■ Task to carry out ■
Return the lines below that carry the word "this".

■ Record extracts ■
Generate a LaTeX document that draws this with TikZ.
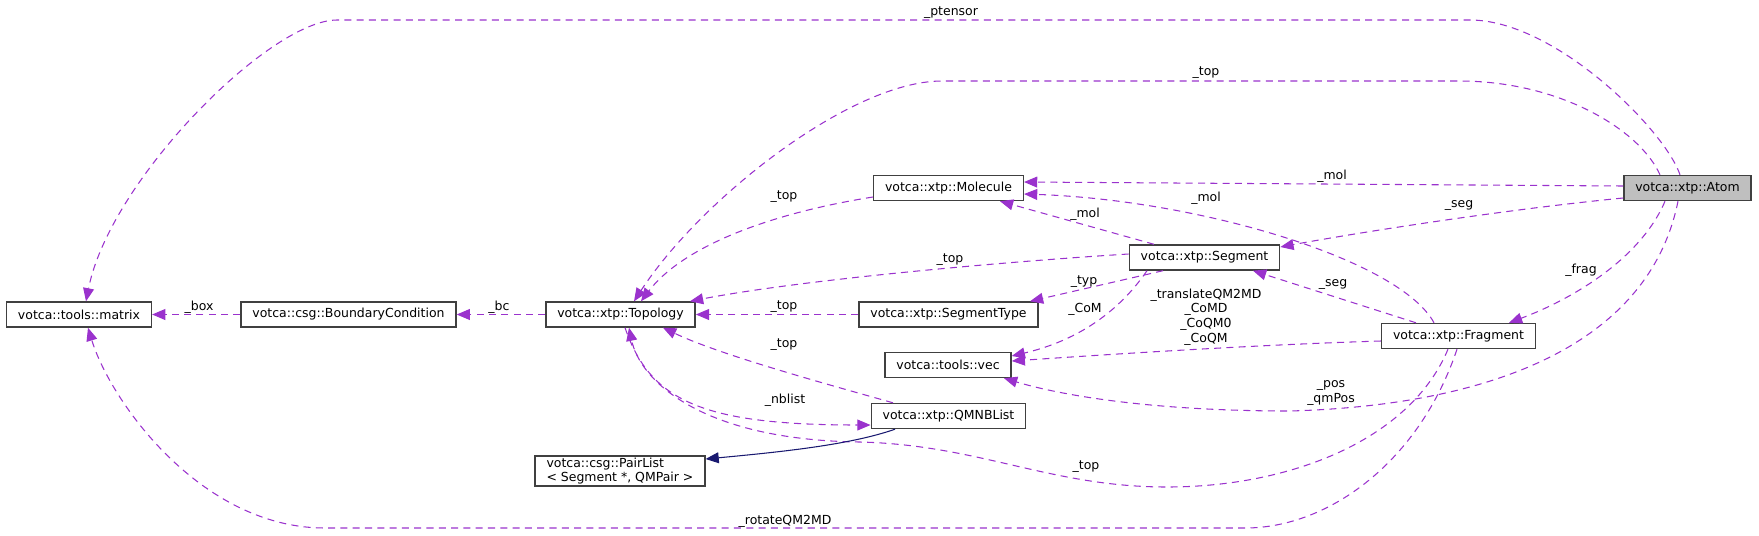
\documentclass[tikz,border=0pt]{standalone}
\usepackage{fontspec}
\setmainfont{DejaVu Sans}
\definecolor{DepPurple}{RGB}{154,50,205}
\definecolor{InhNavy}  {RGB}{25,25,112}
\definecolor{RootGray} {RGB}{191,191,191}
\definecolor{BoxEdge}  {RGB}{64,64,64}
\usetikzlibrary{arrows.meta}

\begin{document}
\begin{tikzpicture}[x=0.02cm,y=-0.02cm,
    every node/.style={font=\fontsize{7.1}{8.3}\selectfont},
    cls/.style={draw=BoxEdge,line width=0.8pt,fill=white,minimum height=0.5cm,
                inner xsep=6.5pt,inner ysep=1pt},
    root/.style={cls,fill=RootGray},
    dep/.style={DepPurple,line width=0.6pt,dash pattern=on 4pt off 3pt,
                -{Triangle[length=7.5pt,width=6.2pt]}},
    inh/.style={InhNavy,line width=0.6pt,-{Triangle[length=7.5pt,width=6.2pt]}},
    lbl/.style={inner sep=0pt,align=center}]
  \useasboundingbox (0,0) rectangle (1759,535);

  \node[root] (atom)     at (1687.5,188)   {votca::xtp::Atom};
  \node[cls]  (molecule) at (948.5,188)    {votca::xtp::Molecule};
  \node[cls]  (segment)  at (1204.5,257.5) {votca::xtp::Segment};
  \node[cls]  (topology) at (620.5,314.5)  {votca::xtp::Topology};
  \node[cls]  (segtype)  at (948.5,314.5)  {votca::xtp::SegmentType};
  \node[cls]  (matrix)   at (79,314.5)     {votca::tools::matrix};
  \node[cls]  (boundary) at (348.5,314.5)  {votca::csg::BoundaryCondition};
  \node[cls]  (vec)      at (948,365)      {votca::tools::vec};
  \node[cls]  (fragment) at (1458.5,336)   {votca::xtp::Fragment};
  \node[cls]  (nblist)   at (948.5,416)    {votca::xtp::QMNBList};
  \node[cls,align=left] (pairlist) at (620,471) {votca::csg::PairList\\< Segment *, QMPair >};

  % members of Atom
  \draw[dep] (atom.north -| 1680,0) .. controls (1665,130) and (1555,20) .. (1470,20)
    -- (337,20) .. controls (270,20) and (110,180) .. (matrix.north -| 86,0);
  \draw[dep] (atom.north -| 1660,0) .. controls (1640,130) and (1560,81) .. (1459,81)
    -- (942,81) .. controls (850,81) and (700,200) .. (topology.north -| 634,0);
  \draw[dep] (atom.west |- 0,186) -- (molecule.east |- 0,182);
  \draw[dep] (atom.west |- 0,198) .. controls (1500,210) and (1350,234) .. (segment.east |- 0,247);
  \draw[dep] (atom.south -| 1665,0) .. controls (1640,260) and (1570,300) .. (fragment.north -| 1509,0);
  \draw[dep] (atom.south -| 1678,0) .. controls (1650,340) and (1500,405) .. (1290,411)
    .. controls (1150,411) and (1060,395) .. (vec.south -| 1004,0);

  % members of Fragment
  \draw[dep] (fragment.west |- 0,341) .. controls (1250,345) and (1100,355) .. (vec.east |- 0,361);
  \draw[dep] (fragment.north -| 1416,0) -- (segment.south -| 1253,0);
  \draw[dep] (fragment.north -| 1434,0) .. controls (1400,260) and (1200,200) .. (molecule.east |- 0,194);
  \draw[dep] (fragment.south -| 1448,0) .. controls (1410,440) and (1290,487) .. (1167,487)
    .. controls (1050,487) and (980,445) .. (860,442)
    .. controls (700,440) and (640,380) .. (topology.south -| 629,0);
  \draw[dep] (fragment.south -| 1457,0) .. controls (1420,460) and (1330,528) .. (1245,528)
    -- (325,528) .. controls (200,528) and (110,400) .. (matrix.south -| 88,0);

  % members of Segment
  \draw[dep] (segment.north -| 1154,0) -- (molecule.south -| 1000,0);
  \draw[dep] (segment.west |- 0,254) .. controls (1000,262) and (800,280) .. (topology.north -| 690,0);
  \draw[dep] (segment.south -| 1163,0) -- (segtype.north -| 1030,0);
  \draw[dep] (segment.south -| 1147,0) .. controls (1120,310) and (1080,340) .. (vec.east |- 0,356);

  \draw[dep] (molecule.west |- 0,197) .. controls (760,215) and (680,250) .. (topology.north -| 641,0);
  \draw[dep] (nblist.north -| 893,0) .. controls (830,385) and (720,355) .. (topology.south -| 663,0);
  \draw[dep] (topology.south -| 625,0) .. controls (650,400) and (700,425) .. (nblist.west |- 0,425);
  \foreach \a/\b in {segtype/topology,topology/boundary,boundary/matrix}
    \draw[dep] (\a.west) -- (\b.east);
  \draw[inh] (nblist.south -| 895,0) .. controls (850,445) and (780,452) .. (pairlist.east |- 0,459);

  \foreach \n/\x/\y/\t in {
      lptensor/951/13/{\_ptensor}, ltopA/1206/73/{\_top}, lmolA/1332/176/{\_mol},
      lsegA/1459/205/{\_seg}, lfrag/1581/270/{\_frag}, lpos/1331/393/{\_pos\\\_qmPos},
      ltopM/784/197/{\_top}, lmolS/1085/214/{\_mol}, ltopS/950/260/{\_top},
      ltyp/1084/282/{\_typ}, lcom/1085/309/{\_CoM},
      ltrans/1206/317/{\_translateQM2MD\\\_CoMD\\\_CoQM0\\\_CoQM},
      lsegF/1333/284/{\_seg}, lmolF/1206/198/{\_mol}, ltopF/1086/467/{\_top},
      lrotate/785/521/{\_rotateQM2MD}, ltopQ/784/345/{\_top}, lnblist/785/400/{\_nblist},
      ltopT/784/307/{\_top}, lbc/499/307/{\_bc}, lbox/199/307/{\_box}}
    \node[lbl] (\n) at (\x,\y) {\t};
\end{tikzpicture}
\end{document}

* * *

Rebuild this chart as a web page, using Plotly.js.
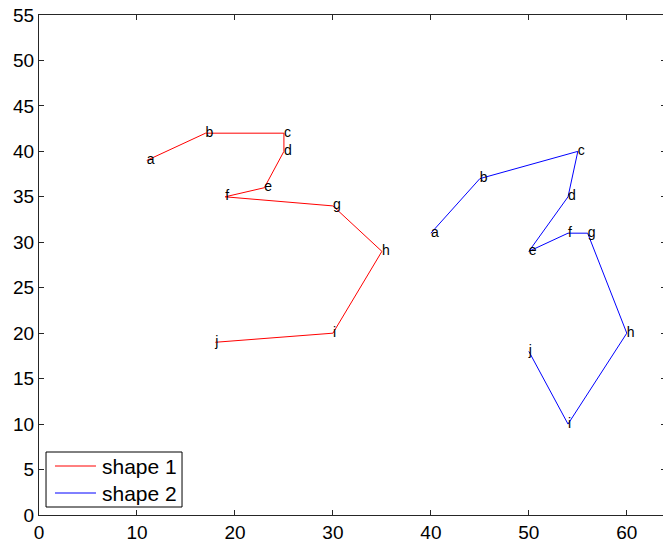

■ Completed task ■
Generate a LaTeX document that draws this with TikZ.
Rebuild this chart as a web page, using Plotly.js.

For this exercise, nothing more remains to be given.